Italy: Industry calls for lower energy costs

Rome: Italy’s industry needs an urgent plan from the government to help reduce the high energy costs, which are higher than in other European countries, the president of the Italian business lobby, Confindustria, said on Tuesday.
“Our companies continue to incur energy costs that are more than 35% higher than the European average, and even 80% compared to some major industrialized European nations,” Emanuele Orsini said at Confindustria’s annual meeting.
High energy costs are weighing on Italy’s competitiveness, Orsini added.
Major economies in Western Europe – Germany, France, the Netherlands, Spain, and Italy, have seen a surge in energy costs over the past three years.
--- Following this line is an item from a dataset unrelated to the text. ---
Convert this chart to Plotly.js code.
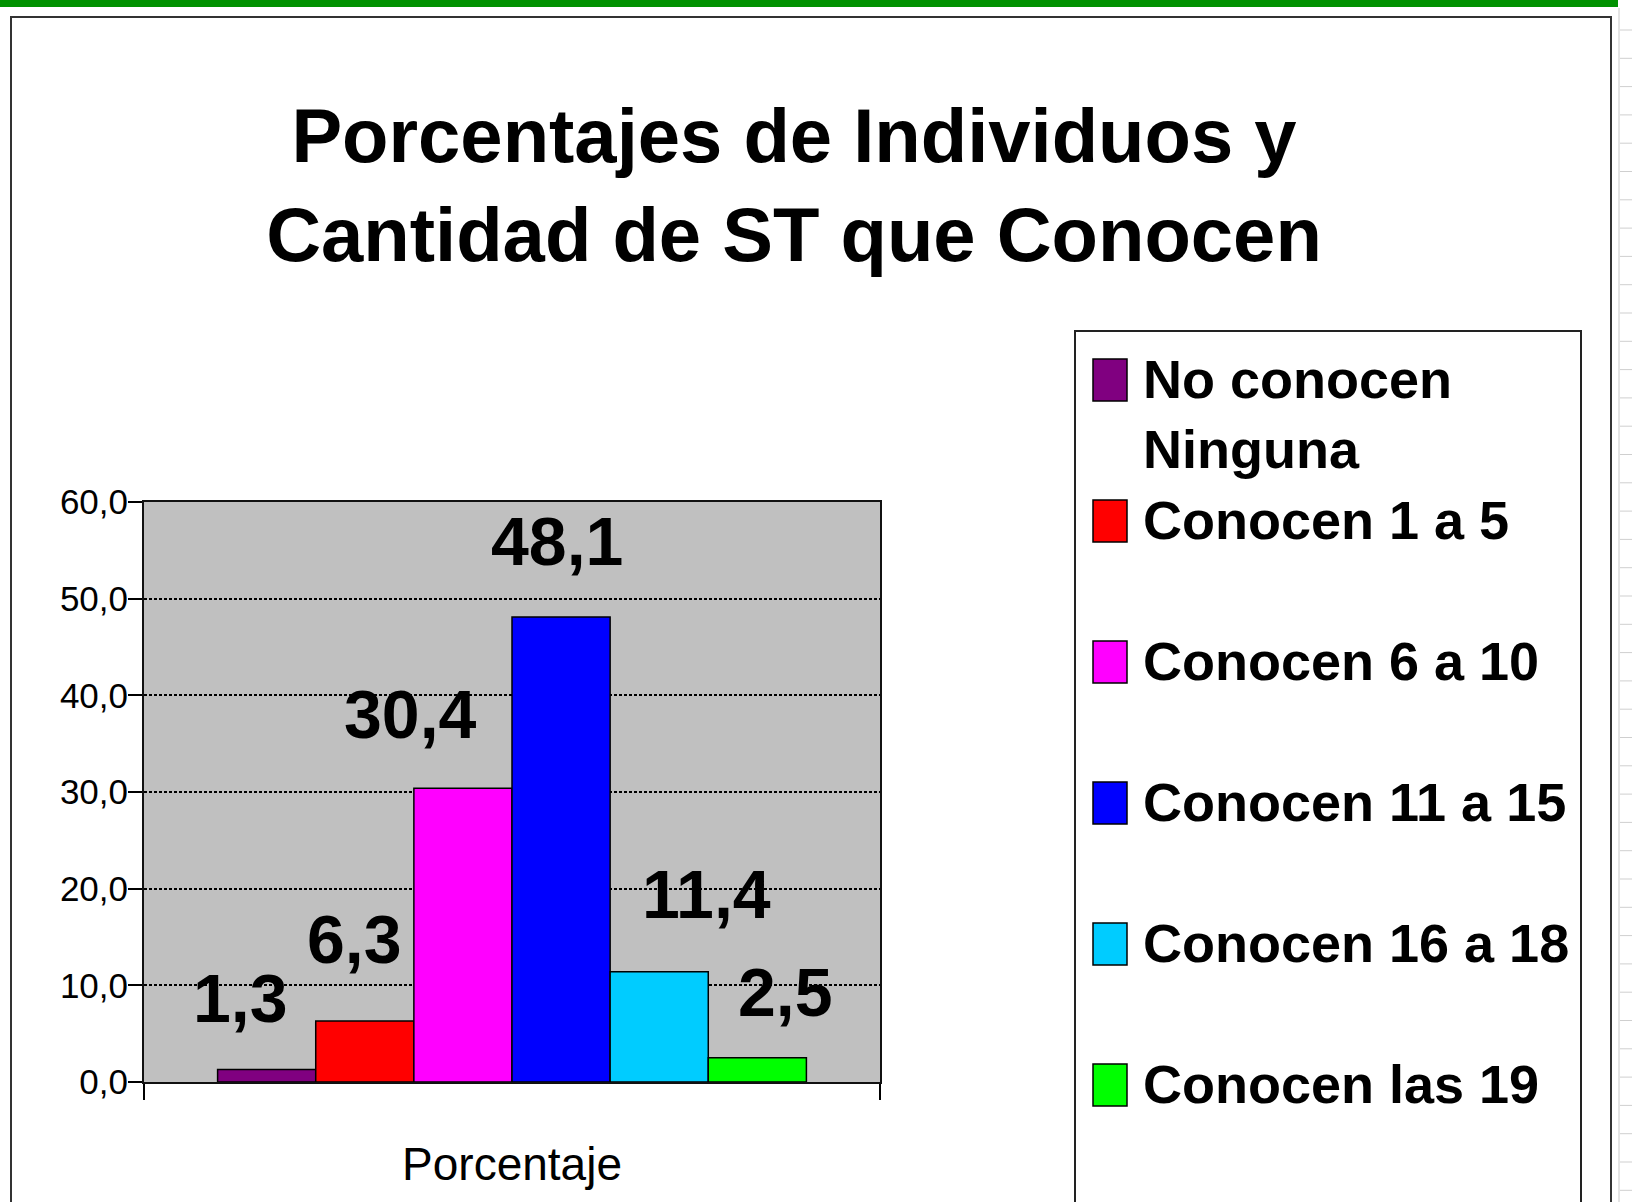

Economies in eastern and southeastern Europe suffered even more as energy prices have been higher than in Western Europe in recent months.
European competitiveness has been eroded in recent years by volatile and high energy prices, which are up to five times higher than those in the United States and China. The new tariffs from the U.S. are also hitting major European industries. Some European facilities face an existential threat after years of trying to cope with the high energy costs.
The Italian business is calling on the government to decouple the price of gas from the way electricity prices are calculated and for a return to nuclear power generation.
Earlier this year, the Italian government approved a proposal to begin drafting a series of laws that would ultimately lead to a return to nuclear power generation after more than four decades.
Italy halted nuclear reactors after a referendum in 1987, following the Chernobyl disaster a year earlier. In 2011, Italians again rejected the use of nuclear power in yet another referendum.
But Italy’s current government, led by Giorgia Meloni, said last year that it plans to adopt legislation to return to nuclear power with the latest generation of SMRs, as part of efforts to decarbonize industry.